The Canterbury Cross is one of the crosses that are used to symbolise the Christian faith. It is so called because it was designed after an Anglo-Saxon brooch, dating c. 850 that was found in 1867 in Canterbury, England.

==General==
The original cross, kept at the Beaney House of Art and Knowledge in Canterbury, is a bronze cruciform brooch, with triangular panels of silver, incised with a triquetra and inlaid with niello. This cross features a small square in the centre, from which extend four arms, wider on the outside, so that the arms look like triangles, symbolising the Trinity. The tips of the arms are arcs of a single circle, giving the overall effect of a round wheel.

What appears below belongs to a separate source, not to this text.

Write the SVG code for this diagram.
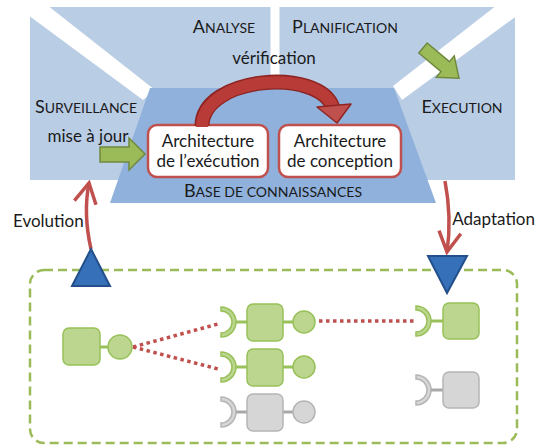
<svg xmlns="http://www.w3.org/2000/svg" width="536" height="446" viewBox="0 0 536 446">
<style>
text{font-family:Lato,"Liberation Sans",sans-serif;fill:#1a1a1a;font-size:17px}
.mid{text-anchor:middle}
.big{font-size:18px}
.sm{font-size:14px}
.box{fill:#fff;stroke:#c0504d;stroke-width:2.5}
.g{fill:#bcd68f;stroke:#98c15a;stroke-width:1.5}
.gl{stroke:#98c15a;stroke-width:3}
.k{fill:#d6d6d6;stroke:#b5b5b5;stroke-width:1.5}
.kl{stroke:#a8a8a8;stroke-width:3}
.dot{stroke:#c0504d;stroke-width:3.5;stroke-dasharray:3.5 3.5;fill:none}
.red{stroke:#c0504d;stroke-width:3.5;fill:none}
.tri{fill:#3570b8;stroke:#23508a;stroke-width:2}
.garrow{fill:#9bbb59;stroke:#71893f;stroke-width:1.5}
</style>
<defs>
<marker id="ah" markerUnits="userSpaceOnUse" viewBox="-3 -14 26 28" refX="20" refY="0" markerWidth="26" markerHeight="28" orient="auto">
<path d="M0,-11 L20,0 L0,11" fill="none" stroke="#c0504d" stroke-width="3.5" stroke-linejoin="miter"/>
</marker>
</defs>

<g id="mape-k">
<rect x="30" y="7" width="485" height="173" fill="#b9cde5"/>
<polygon points="28,5 47,5 155,90 143,100 28,15" fill="#fff"/>
<polygon points="497,5 518,5 518,15 402,100 393,86" fill="#fff"/>
<rect x="270.5" y="5" width="9" height="84" fill="#fff"/>
<polygon id="base" points="150,88 394,88 436,203 110,203" fill="#8fb1dc"/>
<text class="mid" x="224" y="33"><tspan class="big">A</tspan><tspan class="sm">NALYSE</tspan></text>
<text class="mid" x="345" y="33"><tspan class="big">P</tspan><tspan class="sm">LANIFICATION</tspan></text>
<text class="mid" x="86" y="113"><tspan class="big">S</tspan><tspan class="sm">URVEILLANCE</tspan></text>
<text class="mid" x="462" y="113"><tspan class="big">E</tspan><tspan class="sm">XECUTION</tspan></text>
<text class="mid" x="273" y="197"><tspan class="big">B</tspan><tspan class="sm">ASE DE CONNAISSANCES</tspan></text>
<text class="mid" x="274" y="64">vérification</text>
<text class="mid" x="88" y="142">mise à jour</text>
</g>

<g id="arch-exec">
<rect class="box" x="148" y="125" width="120" height="52" rx="9"/>
<text class="mid" x="208" y="147">Architecture</text>
<text class="mid" x="208" y="167">de l’exécution</text>
</g>
<g id="arch-conc">
<rect class="box" x="279" y="125" width="122" height="52" rx="9"/>
<text class="mid" x="340" y="147">Architecture</text>
<text class="mid" x="340" y="167">de conception</text>
</g>

<g id="connectors">
<path d="M202,126 C202,76 320,67 333,108" fill="none" stroke="#8e2522" stroke-width="15"/>
<path d="M202,127 C202,76 320,67 333,108" fill="none" stroke="#b83b37" stroke-width="12"/>
<polygon points="317,107 351,104 337,123" fill="#c0504d" stroke="#8e2522" stroke-width="1.5" stroke-linejoin="round"/>
<polygon class="garrow" points="100,147 129,147 129,138 145,154 129,170 129,162 100,162"/>
<polygon class="garrow" transform="translate(423,48) rotate(40)" points="0,-6.5 29,-6.5 29,-14 47,0 29,14 29,6.5 0,6.5"/>
<path class="red" d="M91,249 Q83,214 89,183" marker-end="url(#ah)"/>
<path class="red" d="M445,181 Q452,218 447,252" marker-end="url(#ah)"/>
<path class="dot" d="M133,347 L218,324"/>
<path class="dot" d="M133,347 L218,369"/>
<path class="dot" d="M319,321 L414,321"/>
</g>
<text x="13" y="227">Evolution</text>
<text x="535" y="225" font-size="15" text-anchor="end">Adaptation</text>

<g id="system">
<rect x="30" y="270" width="487" height="173" rx="14" fill="none" stroke="#9bbb59" stroke-width="2.5" stroke-dasharray="9 5"/>
</g>
<polygon id="tri-up" class="tri" points="72,286 110,286 91,249"/>
<polygon id="tri-down" class="tri" points="428,256 467,256 447,293"/>

<g id="comp-left">
<line class="gl" x1="100" y1="347" x2="108" y2="347"/>
<rect class="g" x="63" y="328" width="37" height="37" rx="6"/>
<circle class="g" cx="120" cy="347" r="12"/>
</g>
<g id="comp-m1">
<path class="g" d="M221,307 A15,15 0 0 1 221,337 L221,333 A11,11 0 0 0 221,311 Z"/>
<line class="gl" x1="236" y1="322" x2="247" y2="322"/>
<line class="gl" x1="283" y1="322" x2="293" y2="322"/>
<rect class="g" x="247" y="304" width="36" height="37" rx="6"/>
<circle class="g" cx="304" cy="322" r="11"/>
</g>
<g id="comp-m2">
<path class="g" d="M221,352 A15,15 0 0 1 221,382 L221,378 A11,11 0 0 0 221,356 Z"/>
<line class="gl" x1="236" y1="367" x2="247" y2="367"/>
<line class="gl" x1="283" y1="367" x2="293" y2="367"/>
<rect class="g" x="247" y="349" width="36" height="37" rx="6"/>
<circle class="g" cx="304" cy="367" r="11"/>
</g>
<g id="comp-m3">
<path class="k" d="M221,397 A15,15 0 0 1 221,427 L221,423 A11,11 0 0 0 221,401 Z"/>
<line class="kl" x1="236" y1="412" x2="247" y2="412"/>
<line class="kl" x1="283" y1="412" x2="293" y2="412"/>
<rect class="k" x="247" y="394" width="36" height="37" rx="6"/>
<circle class="k" cx="304" cy="412" r="11"/>
</g>
<g id="comp-r1">
<path class="g" d="M416,306 A15,15 0 0 1 416,336 L416,332 A11,11 0 0 0 416,310 Z"/>
<line class="gl" x1="431" y1="321" x2="443" y2="321"/>
<rect class="g" x="443" y="303" width="36" height="36" rx="6"/>
</g>
<g id="comp-r2">
<path class="k" d="M416,375 A15,15 0 0 1 416,405 L416,401 A11,11 0 0 0 416,379 Z"/>
<line class="kl" x1="431" y1="390" x2="443" y2="390"/>
<rect class="k" x="443" y="372" width="36" height="36" rx="6"/>
</g>
</svg>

As a stone cross is erected at Canterbury Cathedral and the crosses are sold at the souvenir shop there, the Canterbury Cross is familiar to those who made pilgrimage there. It is sometimes used as a symbol to represent the Anglican Communion. For example, in 1932, a Canterbury Cross made up of pieces of stone from Canterbury was sent to each of the Anglican diocesan cathedrals around the world as a visible symbol of communion with Canterbury.

The cross is also used as the logo of the Anglicanorum Coetibus Society, which supports Personal ordinariates for converts from Anglicanism to the Catholic Church.